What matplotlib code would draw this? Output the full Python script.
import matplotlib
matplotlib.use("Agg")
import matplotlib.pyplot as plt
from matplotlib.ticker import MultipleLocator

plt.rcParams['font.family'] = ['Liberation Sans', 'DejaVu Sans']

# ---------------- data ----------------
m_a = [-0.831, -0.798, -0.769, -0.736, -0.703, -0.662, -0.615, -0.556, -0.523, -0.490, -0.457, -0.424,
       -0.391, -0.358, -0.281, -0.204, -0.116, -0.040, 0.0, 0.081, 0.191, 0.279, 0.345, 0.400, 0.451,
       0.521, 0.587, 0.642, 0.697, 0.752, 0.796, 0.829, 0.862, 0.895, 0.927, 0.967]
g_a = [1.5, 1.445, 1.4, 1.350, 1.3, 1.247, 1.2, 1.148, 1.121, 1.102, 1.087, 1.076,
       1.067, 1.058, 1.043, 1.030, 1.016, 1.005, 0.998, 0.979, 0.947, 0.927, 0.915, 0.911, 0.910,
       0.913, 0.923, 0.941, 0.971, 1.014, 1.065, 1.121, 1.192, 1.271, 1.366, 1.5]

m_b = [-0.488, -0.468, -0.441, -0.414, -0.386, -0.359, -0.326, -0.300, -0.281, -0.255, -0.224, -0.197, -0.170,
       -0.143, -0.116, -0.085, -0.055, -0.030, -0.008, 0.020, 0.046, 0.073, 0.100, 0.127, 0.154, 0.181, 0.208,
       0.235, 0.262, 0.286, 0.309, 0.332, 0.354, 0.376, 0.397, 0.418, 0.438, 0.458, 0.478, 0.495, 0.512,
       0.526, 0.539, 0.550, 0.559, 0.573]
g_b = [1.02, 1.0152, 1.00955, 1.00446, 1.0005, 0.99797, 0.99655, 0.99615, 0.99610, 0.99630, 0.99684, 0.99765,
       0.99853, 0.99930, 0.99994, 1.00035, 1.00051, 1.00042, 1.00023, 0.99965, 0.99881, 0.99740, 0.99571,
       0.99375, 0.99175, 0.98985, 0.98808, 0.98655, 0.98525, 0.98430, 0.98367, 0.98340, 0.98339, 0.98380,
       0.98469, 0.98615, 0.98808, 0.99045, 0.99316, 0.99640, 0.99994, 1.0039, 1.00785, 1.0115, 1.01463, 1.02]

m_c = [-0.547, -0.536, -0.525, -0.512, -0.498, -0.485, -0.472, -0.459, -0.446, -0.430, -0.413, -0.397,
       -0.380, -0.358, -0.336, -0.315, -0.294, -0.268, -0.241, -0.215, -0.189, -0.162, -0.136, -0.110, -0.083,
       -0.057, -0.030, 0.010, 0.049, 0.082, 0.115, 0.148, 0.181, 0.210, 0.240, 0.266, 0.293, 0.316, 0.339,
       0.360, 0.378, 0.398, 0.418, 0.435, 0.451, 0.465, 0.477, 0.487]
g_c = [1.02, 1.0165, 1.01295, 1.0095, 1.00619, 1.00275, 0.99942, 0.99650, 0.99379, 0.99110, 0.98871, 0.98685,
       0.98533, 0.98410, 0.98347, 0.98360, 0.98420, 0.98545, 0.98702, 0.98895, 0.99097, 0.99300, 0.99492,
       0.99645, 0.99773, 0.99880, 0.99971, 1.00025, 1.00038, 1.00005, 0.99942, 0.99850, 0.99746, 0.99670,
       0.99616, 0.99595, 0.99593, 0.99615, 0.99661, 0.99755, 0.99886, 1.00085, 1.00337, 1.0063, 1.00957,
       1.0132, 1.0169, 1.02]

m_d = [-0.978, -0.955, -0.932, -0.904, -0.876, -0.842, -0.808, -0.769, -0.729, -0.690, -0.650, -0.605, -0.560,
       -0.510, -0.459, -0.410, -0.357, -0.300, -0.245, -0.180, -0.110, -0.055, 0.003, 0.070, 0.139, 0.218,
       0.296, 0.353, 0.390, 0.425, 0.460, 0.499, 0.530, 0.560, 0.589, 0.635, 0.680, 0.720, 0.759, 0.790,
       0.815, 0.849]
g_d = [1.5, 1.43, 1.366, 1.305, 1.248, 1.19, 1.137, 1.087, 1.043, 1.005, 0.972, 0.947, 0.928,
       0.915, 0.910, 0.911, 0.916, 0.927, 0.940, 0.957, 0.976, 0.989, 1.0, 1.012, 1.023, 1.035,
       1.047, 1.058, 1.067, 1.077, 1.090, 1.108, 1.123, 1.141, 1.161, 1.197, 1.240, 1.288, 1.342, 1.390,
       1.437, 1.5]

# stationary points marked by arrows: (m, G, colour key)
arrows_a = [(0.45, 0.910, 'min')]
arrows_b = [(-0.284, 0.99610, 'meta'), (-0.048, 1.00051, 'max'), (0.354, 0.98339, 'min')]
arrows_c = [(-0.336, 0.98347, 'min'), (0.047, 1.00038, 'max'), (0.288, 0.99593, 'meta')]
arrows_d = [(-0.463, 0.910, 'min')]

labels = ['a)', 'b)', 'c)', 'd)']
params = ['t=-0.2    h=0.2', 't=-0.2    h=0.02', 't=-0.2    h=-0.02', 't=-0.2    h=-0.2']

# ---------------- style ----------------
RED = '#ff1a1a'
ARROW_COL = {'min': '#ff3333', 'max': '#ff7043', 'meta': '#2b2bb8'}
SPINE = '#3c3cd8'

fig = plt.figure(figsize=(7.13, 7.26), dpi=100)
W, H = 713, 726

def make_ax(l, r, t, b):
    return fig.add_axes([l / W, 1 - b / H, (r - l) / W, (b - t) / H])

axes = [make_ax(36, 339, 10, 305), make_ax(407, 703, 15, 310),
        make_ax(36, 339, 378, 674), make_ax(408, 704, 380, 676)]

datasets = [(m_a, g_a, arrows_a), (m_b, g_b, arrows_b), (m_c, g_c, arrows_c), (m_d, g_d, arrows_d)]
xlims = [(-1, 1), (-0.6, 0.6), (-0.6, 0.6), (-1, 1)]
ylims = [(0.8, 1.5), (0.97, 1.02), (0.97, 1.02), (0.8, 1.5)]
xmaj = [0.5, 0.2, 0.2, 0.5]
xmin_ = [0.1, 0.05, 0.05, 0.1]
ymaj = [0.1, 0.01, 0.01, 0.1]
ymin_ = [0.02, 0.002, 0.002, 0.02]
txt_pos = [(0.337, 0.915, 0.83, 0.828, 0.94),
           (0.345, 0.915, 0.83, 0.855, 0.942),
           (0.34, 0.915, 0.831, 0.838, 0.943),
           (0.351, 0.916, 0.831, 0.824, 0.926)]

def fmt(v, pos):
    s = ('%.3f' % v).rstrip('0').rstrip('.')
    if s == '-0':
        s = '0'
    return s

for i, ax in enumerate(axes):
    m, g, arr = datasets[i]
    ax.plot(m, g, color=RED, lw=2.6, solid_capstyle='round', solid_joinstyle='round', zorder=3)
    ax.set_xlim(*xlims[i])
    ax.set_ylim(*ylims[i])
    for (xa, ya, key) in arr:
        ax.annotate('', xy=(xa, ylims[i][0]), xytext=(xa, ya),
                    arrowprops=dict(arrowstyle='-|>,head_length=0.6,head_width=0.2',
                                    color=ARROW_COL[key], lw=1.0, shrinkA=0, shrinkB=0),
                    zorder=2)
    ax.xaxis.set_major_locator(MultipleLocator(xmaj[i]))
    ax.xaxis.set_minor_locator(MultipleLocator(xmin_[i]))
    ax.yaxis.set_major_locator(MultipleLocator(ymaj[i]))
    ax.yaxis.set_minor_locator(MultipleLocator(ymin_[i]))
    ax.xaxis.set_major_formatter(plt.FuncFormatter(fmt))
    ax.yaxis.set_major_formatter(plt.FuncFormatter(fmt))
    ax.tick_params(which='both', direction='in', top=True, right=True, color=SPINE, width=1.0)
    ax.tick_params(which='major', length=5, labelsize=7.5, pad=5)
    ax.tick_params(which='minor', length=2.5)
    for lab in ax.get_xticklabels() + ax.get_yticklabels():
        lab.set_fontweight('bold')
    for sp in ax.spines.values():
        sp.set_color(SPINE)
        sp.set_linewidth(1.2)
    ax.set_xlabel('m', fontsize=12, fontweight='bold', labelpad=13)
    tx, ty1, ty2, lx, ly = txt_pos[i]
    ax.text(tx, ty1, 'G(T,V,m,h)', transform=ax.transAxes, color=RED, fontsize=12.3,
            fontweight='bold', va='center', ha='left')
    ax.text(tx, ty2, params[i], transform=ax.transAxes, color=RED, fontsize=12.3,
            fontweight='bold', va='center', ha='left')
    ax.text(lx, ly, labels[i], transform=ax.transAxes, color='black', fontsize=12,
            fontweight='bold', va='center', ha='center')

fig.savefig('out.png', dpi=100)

• [GIVEN REQUEST] Word for word, quote the lines of the material from the first line through the line with "1.271, 1.366, 1.5]", both ends included.

• [COMPLETE OUTPUT]
What matplotlib code would draw this? Output the full Python script.
import matplotlib
matplotlib.use("Agg")
import matplotlib.pyplot as plt
from matplotlib.ticker import MultipleLocator

plt.rcParams['font.family'] = ['Liberation Sans', 'DejaVu Sans']

# ---------------- data ----------------
m_a = [-0.831, -0.798, -0.769, -0.736, -0.703, -0.662, -0.615, -0.556, -0.523, -0.490, -0.457, -0.424,
       -0.391, -0.358, -0.281, -0.204, -0.116, -0.040, 0.0, 0.081, 0.191, 0.279, 0.345, 0.400, 0.451,
       0.521, 0.587, 0.642, 0.697, 0.752, 0.796, 0.829, 0.862, 0.895, 0.927, 0.967]
g_a = [1.5, 1.445, 1.4, 1.350, 1.3, 1.247, 1.2, 1.148, 1.121, 1.102, 1.087, 1.076,
       1.067, 1.058, 1.043, 1.030, 1.016, 1.005, 0.998, 0.979, 0.947, 0.927, 0.915, 0.911, 0.910,
       0.913, 0.923, 0.941, 0.971, 1.014, 1.065, 1.121, 1.192, 1.271, 1.366, 1.5]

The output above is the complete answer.